Quote every line below exactly and skip any picture.
--- Collected material ---
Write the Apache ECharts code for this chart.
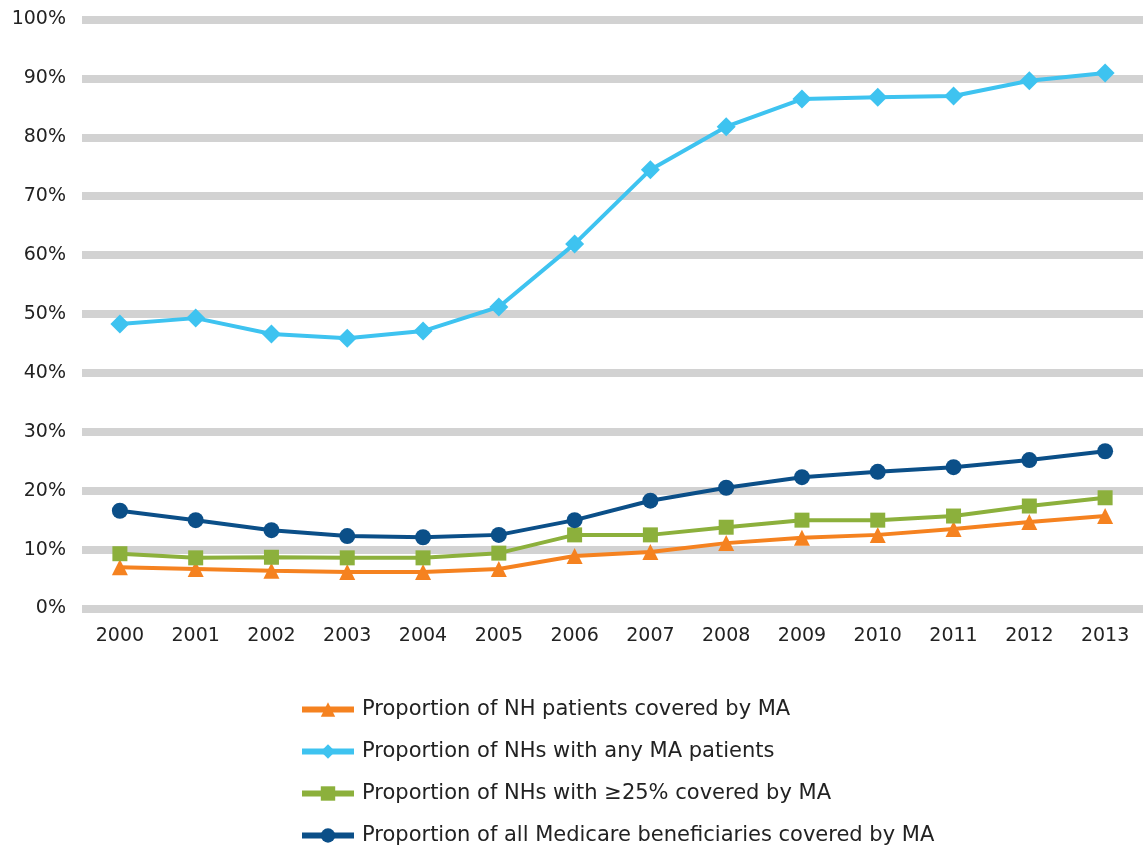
<!DOCTYPE html>
<html><head><meta charset="utf-8">
<script src="https://cdn.jsdelivr.net/npm/echarts@6/dist/echarts.min.js"></script>
<style>html,body{margin:0;padding:0;background:#fff}#c{width:1145px;height:852px}</style>
</head><body><div id="c"></div>
<script>
const years = ['2000','2001','2002','2003','2004','2005','2006','2007','2008','2009','2010','2011','2012','2013'];
const nhPatients = [7.0,6.7,6.4,6.2,6.2,6.7,8.9,9.6,11.1,12.0,12.5,13.5,14.7,15.7];
const nhsAnyMA = [48.3,49.3,46.6,45.9,47.1,51.2,61.9,74.5,81.8,86.5,86.8,87.0,89.6,90.9];
const nhs25 = [9.3,8.6,8.7,8.6,8.6,9.4,12.5,12.5,13.8,15.0,15.0,15.7,17.4,18.8];
const allBenef = [16.6,15.0,13.3,12.3,12.1,12.5,15.0,18.3,20.5,22.3,23.2,24.0,25.2,26.7];
const names = ['Proportion of NH patients covered by MA','Proportion of NHs with any MA patients','Proportion of NHs with \u226525% covered by MA','Proportion of all Medicare beneficiaries covered by MA'];
const colors = ['#f58220','#3ec3f0','#8cb03c','#0b4f88'];
const symbols = ['triangle','diamond','rect','circle'];
const sizes = [16,19,15,16];
const datas = [nhPatients, nhsAnyMA, nhs25, allBenef];
const font = '"DejaVu Sans", sans-serif';
const chart = echarts.init(document.getElementById('c'));
chart.setOption({
  animation:false,
  color: colors,
  grid:{left:82,right:2,top:19.5,bottom:243.5,containLabel:false},
  legend:{orient:'vertical',left:294,top:694,height:200,itemWidth:52,itemHeight:18,itemGap:21,
    lineStyle:{width:6},
    textStyle:{fontFamily:font,fontSize:21,color:'#222',padding:[0,0,0,3]},
    data:names},
  xAxis:{type:'category',data:years,boundaryGap:true,
    axisLine:{show:false},axisTick:{show:false},
    axisLabel:{margin:18,fontFamily:font,fontSize:19,color:'#222'}},
  yAxis:{type:'value',min:0,max:100,interval:10,
    axisLine:{show:false},axisTick:{show:false},
    axisLabel:{formatter:'{value}%',margin:16,fontFamily:font,fontSize:19,color:'#222'},
    splitLine:{lineStyle:{color:'#d2d2d2',width:8}}},
  series: datas.map((d,i)=>({name:names[i],type:'line',data:d,symbol:symbols[i],symbolSize:sizes[i],
    lineStyle:{width:4,color:colors[i]},itemStyle:{color:colors[i]},z:[3,2,4,5][i]}))
});
</script></body></html>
---
Result below -
Write the Apache ECharts code for this chart.
<!DOCTYPE html>
<html><head><meta charset="utf-8">
<script src="https://cdn.jsdelivr.net/npm/echarts@6/dist/echarts.min.js"></script>
<style>html,body{margin:0;padding:0;background:#fff}#c{width:1145px;height:852px}</style>
</head><body><div id="c"></div>
<script>
const years = ['2000','2001','2002','2003','2004','2005','2006','2007','2008','2009','2010','2011','2012','2013'];
const nhPatients = [7.0,6.7,6.4,6.2,6.2,6.7,8.9,9.6,11.1,12.0,12.5,13.5,14.7,15.7];
const nhsAnyMA = [48.3,49.3,46.6,45.9,47.1,51.2,61.9,74.5,81.8,86.5,86.8,87.0,89.6,90.9];
const nhs25 = [9.3,8.6,8.7,8.6,8.6,9.4,12.5,12.5,13.8,15.0,15.0,15.7,17.4,18.8];
const allBenef = [16.6,15.0,13.3,12.3,12.1,12.5,15.0,18.3,20.5,22.3,23.2,24.0,25.2,26.7];
const names = ['Proportion of NH patients covered by MA','Proportion of NHs with any MA patients','Proportion of NHs with \u226525% covered by MA','Proportion of all Medicare beneficiaries covered by MA'];
const colors = ['#f58220','#3ec3f0','#8cb03c','#0b4f88'];
const symbols = ['triangle','diamond','rect','circle'];
const sizes = [16,19,15,16];
const datas = [nhPatients, nhsAnyMA, nhs25, allBenef];
const font = '"DejaVu Sans", sans-serif';
const chart = echarts.init(document.getElementById('c'));
chart.setOption({
  animation:false,
  color: colors,
  grid:{left:82,right:2,top:19.5,bottom:243.5,containLabel:false},
  legend:{orient:'vertical',left:294,top:694,height:200,itemWidth:52,itemHeight:18,itemGap:21,
    lineStyle:{width:6},
    textStyle:{fontFamily:font,fontSize:21,color:'#222',padding:[0,0,0,3]},
    data:names},
  xAxis:{type:'category',data:years,boundaryGap:true,
    axisLine:{show:false},axisTick:{show:false},
    axisLabel:{margin:18,fontFamily:font,fontSize:19,color:'#222'}},
  yAxis:{type:'value',min:0,max:100,interval:10,
    axisLine:{show:false},axisTick:{show:false},
    axisLabel:{formatter:'{value}%',margin:16,fontFamily:font,fontSize:19,color:'#222'},
    splitLine:{lineStyle:{color:'#d2d2d2',width:8}}},
  series: datas.map((d,i)=>({name:names[i],type:'line',data:d,symbol:symbols[i],symbolSize:sizes[i],
    lineStyle:{width:4,color:colors[i]},itemStyle:{color:colors[i]},z:[3,2,4,5][i]}))
});
</script></body></html>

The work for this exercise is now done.